Revisiting Classifier Two-Sample Tests for GAN Evaluation and Causal Discovery

The goal of two-sample tests is to decide whether two probability distributions, denoted by $P$ and $Q$, are equal. One simple method to construct flexible two-sample tests is to use binary classifiers. More specifically, pair $n$ random samples drawn from $P$ with a positive label, and pair $n$ random samples drawn from $Q$ with a negative label. If the null hypothesis "$P = Q$" is true, the classification accuracy of a binary classifier on a hold-out subset of these data should remain near chance-level. Since the hold-out classification accuracy is an average of independent random variables under the null hypothesis, the two-sample test statistic follows a Binomial distribution. Furthermore, the decision boundary of our binary classifier provides interpretation on the differences between $P$ and $Q$. In particular this boundary can be useful to analyze which samples were correctly or incorrectly labeled by the classifier, with the least or most confidence.

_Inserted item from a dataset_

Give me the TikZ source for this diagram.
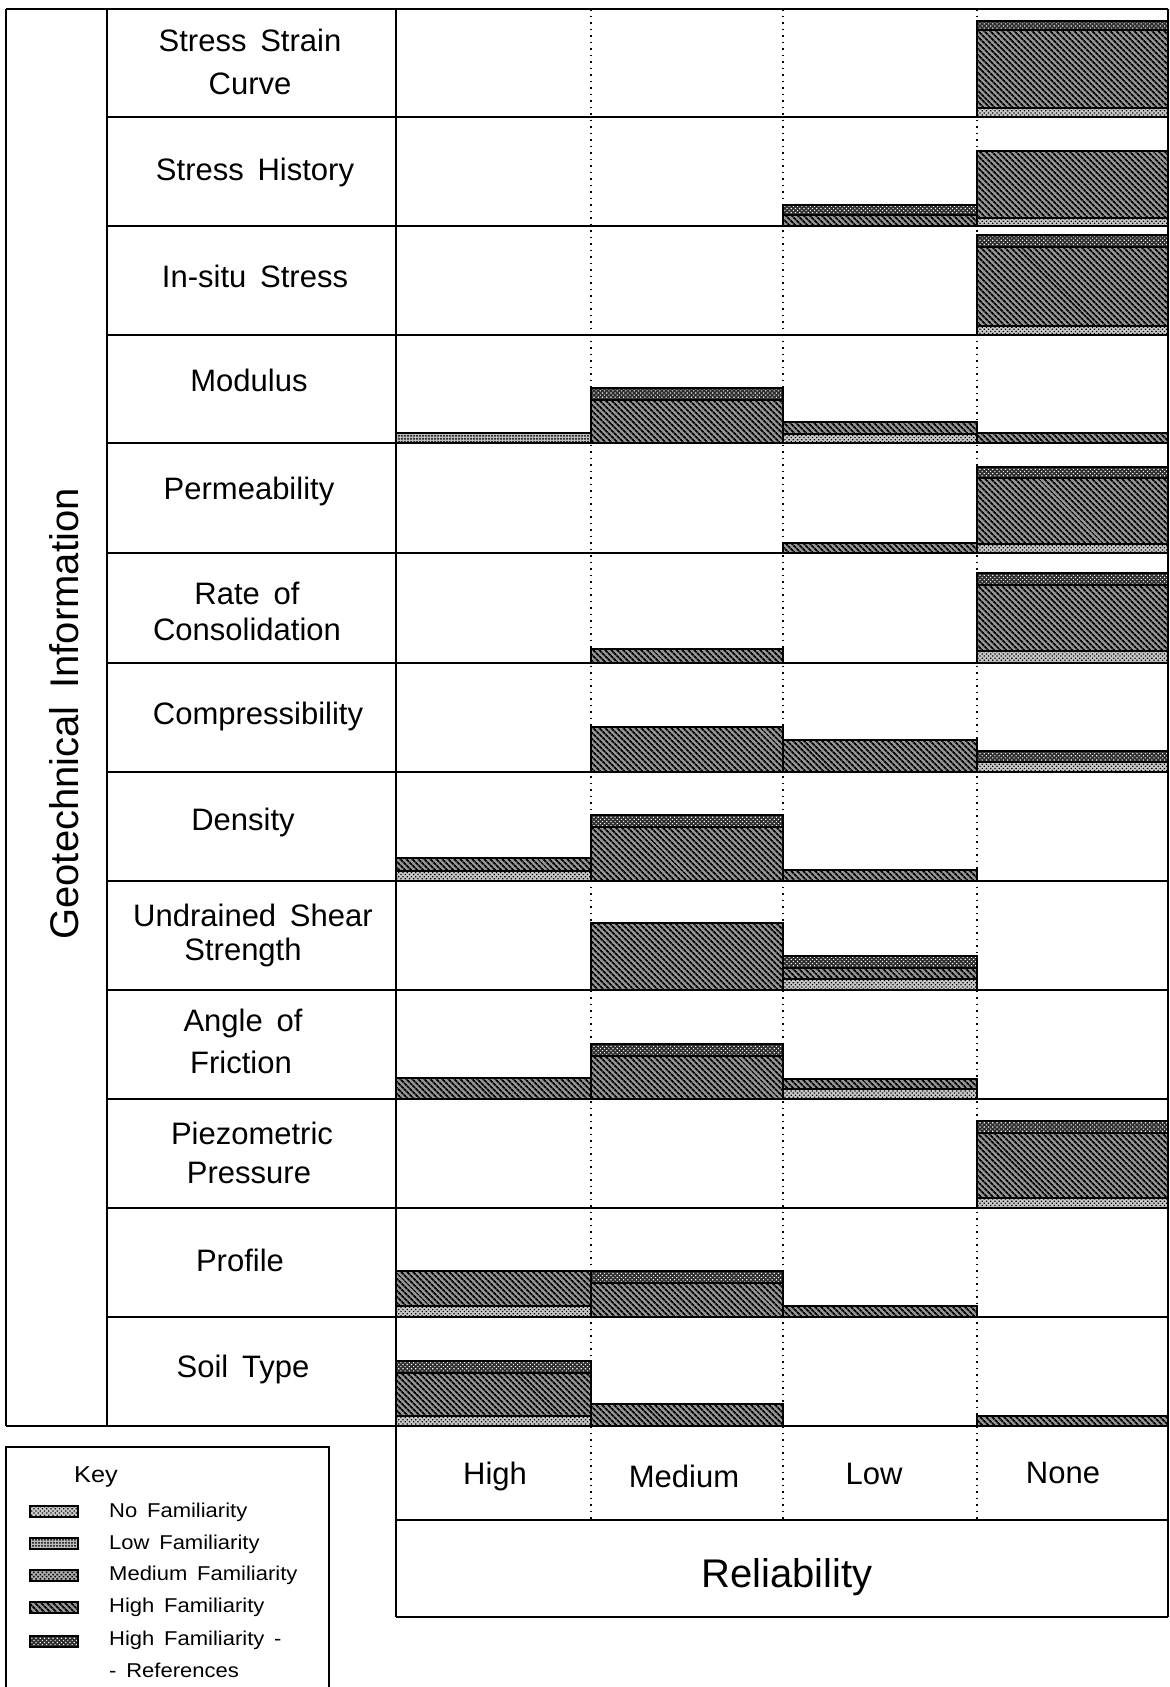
\documentclass[tikz,border=0pt]{standalone}
\usepackage{fontspec}
\setmainfont{Liberation Sans}[WordSpace=1.6]
\newfontfamily\keyfont{Liberation Sans}[WordSpace=1.6,FakeStretch=1.1]
\usetikzlibrary{patterns.meta}

% one stacked layer of a bar: x-left, x-right, y-top, y-bottom, style
\newcommand\seg[5]{\draw[#5] (#1,#3) rectangle (#2,#4);}

\tikzset{
  grid/.style={line width=1.8pt},
  dotcol/.style={line width=1.7pt, dash pattern=on 1.7pt off 4.8pt},
  famN/.style={draw=black, line width=1.2pt, preaction={fill=black!22},
    pattern={Dots[distance=3pt,radius=0.9pt,angle=45]}, pattern color=black},
  famL/.style={draw=black, line width=1.2pt, preaction={fill=black!26},
    pattern={Dots[distance=3pt,radius=1pt,angle=0]}, pattern color=black},
  famM/.style={draw=black, line width=1.2pt, preaction={fill=black!32},
    pattern={Dots[distance=3pt,radius=1.1pt,angle=45]}, pattern color=black},
  famH/.style={draw=black, line width=1.2pt, preaction={fill=black!42},
    pattern={Lines[angle=-45,distance=4pt,line width=1.8pt]}, pattern color=black},
  famR/.style={draw=black, line width=1.2pt, preaction={fill=black!82},
    pattern={Dots[distance=3pt,radius=0.8pt,angle=45]}, pattern color=white},
  rowlab/.style={anchor=base, inner sep=0pt, font=\fontsize{31}{36}\selectfont},
  catlab/.style={anchor=base, inner sep=0pt, font=\fontsize{31}{36}\selectfont},
  keylab/.style={anchor=base west, inner sep=0pt, font=\keyfont\fontsize{20}{24}\selectfont},
}

\begin{document}
\begin{tikzpicture}[x=1pt,y=-1pt]
\useasboundingbox (0,0) rectangle (1170,1687);
\fill[white] (0,0) rectangle (1170,1687);

% column separators (dotted)
\foreach \xx in {591,783,977} \draw[dotcol] (\xx,9) -- (\xx,1520);

% ---- stacked bars: columns High 396-591, Medium 591-783, Low 783-977, None 977-1168
% Stress Strain Curve
\seg{977}{1168}{21}{30}{famR}
\seg{977}{1168}{30}{108}{famH}
\seg{977}{1168}{108}{117}{famN}
% Stress History
\seg{783}{977}{205}{215}{famR}
\seg{783}{977}{215}{226}{famH}
\seg{977}{1168}{151}{218}{famH}
\seg{977}{1168}{218}{226}{famN}
% In-situ Stress
\seg{977}{1168}{235}{247}{famR}
\seg{977}{1168}{247}{326}{famH}
\seg{977}{1168}{326}{335}{famN}
% Modulus
\seg{396}{591}{433}{443}{famL}
\seg{591}{783}{388}{400}{famR}
\seg{591}{783}{400}{443}{famH}
\seg{783}{977}{422}{434}{famH}
\seg{783}{977}{434}{443}{famN}
\seg{977}{1168}{433}{443}{famH}
% Permeability
\seg{783}{977}{543}{553}{famH}
\seg{977}{1168}{467}{478}{famR}
\seg{977}{1168}{478}{544}{famH}
\seg{977}{1168}{544}{553}{famN}
% Rate of Consolidation
\seg{591}{783}{649}{663}{famH}
\seg{977}{1168}{573}{585}{famR}
\seg{977}{1168}{585}{651}{famH}
\seg{977}{1168}{651}{663}{famN}
% Compressibility
\seg{591}{783}{727}{772}{famH}
\seg{783}{977}{740}{772}{famH}
\seg{977}{1168}{751}{762}{famR}
\seg{977}{1168}{762}{772}{famN}
% Density
\seg{396}{591}{858}{871}{famH}
\seg{396}{591}{871}{881}{famN}
\seg{591}{783}{815}{827}{famR}
\seg{591}{783}{827}{881}{famH}
\seg{783}{977}{870}{881}{famH}
% Undrained Shear Strength
\seg{591}{783}{923}{990}{famH}
\seg{783}{977}{956}{968}{famR}
\seg{783}{977}{968}{979}{famH}
\seg{783}{977}{979}{990}{famN}
% Angle of Friction
\seg{396}{591}{1078}{1099}{famH}
\seg{591}{783}{1044}{1056}{famR}
\seg{591}{783}{1056}{1099}{famH}
\seg{783}{977}{1079}{1089}{famH}
\seg{783}{977}{1089}{1099}{famN}
% Piezometric Pressure
\seg{977}{1168}{1121}{1133}{famR}
\seg{977}{1168}{1133}{1198}{famH}
\seg{977}{1168}{1198}{1208}{famN}
% Profile
\seg{396}{591}{1271}{1306}{famH}
\seg{396}{591}{1306}{1317}{famN}
\seg{591}{783}{1271}{1283}{famR}
\seg{591}{783}{1283}{1317}{famH}
\seg{783}{977}{1306}{1317}{famH}
% Soil Type
\seg{396}{591}{1361}{1373}{famR}
\seg{396}{591}{1373}{1416}{famH}
\seg{396}{591}{1416}{1426}{famN}
\seg{591}{783}{1404}{1426}{famH}
\seg{977}{1168}{1416}{1426}{famH}

% ---- table frame
\draw[grid] (6,9) -- (1168,9);
\draw[grid] (6,9) -- (6,1426);
\draw[grid] (107,9) -- (107,1426);
\draw[grid] (396,9) -- (396,1617);
\draw[grid] (1168,9) -- (1168,1617);
\foreach \yy in {117,226,335,443,553,663,772,881,990,1099,1208,1317}
  \draw[grid] (107,\yy) -- (1168,\yy);
\draw[grid] (6,1426) -- (1168,1426);
\draw[grid] (396,1520) -- (1168,1520);
\draw[grid] (396,1617) -- (1168,1617);

% ---- axis titles
\node[rotate=90, inner sep=0pt, font=\fontsize{40}{46}\selectfont] (ytitle) at (64,714) {Geotechnical Information};
\node[anchor=base, inner sep=0pt, font=\fontsize{40}{46}\selectfont] (xtitle) at (787,1587) {Reliability};

% ---- reliability categories
\node[catlab] (cHigh) at (495,1484) {High};
\node[catlab] (cMed) at (684,1487) {Medium};
\node[catlab] (cLow) at (874,1484) {Low};
\node[catlab] (cNone) at (1063,1483) {None};

% ---- row labels
\node[rowlab] (r1a) at (250,51) {Stress Strain};
\node[rowlab] (r1b) at (250,94) {Curve};
\node[rowlab] (r2) at (255,180) {Stress History};
\node[rowlab] (r3) at (255,287) {In-situ Stress};
\node[rowlab] (r4) at (249,391) {Modulus};
\node[rowlab] (r5) at (249,499) {Permeability};
\node[rowlab] (r6a) at (247,604) {Rate of};
\node[rowlab] (r6b) at (247,640) {Consolidation};
\node[rowlab] (r7) at (258,724) {Compressibility};
\node[rowlab] (r8) at (243,830) {Density};
\node[rowlab] (r9a) at (253,926) {Undrained Shear};
\node[rowlab] (r9b) at (243,960) {Strength};
\node[rowlab] (r10a) at (243,1031) {Angle of};
\node[rowlab] (r10b) at (241,1073) {Friction};
\node[rowlab] (r11a) at (252,1144) {Piezometric};
\node[rowlab] (r11b) at (249,1183) {Pressure};
\node[rowlab] (r12) at (240,1271) {Profile};
\node[rowlab] (r13) at (243,1377) {Soil Type};

% ---- key
\draw[grid] (6,1687) -- (6,1447) -- (329,1447) -- (329,1687);
\node[keylab, font=\keyfont\fontsize{23}{27}\selectfont] (keyhead) at (74,1482) {Key};
\seg{30}{78}{1506}{1517}{famN}
\seg{30}{78}{1538}{1549}{famL}
\seg{30}{78}{1570}{1581}{famM}
\seg{30}{78}{1602}{1613}{famH}
\seg{30}{78}{1636}{1647}{famR}
\node[keylab] (k1) at (109,1517) {No Familiarity};
\node[keylab] (k2) at (109,1549) {Low Familiarity};
\node[keylab] (k3) at (109,1580) {Medium Familiarity};
\node[keylab] (k4) at (109,1612) {High Familiarity};
\node[keylab] (k5) at (109,1645) {High Familiarity -};
\node[keylab] (k5b) at (109,1677) {- References};
\end{tikzpicture}
\end{document}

The goal of this paper is to revive the interest in classifier two-sample tests for a variety of applications, including independence testing, generative model evaluation, and causal discovery. To this end, we study their fundamentals, review prior literature on their applications, compare their performance against alternative state-of-the-art two-sample tests, and propose their use to evaluate generative adversarial network models applied to image synthesis. As a novel application of our research, we propose the use of conditional generative adversarial networks, together with classifier two-sample tests, to achieve state-of-the-art causal discovery.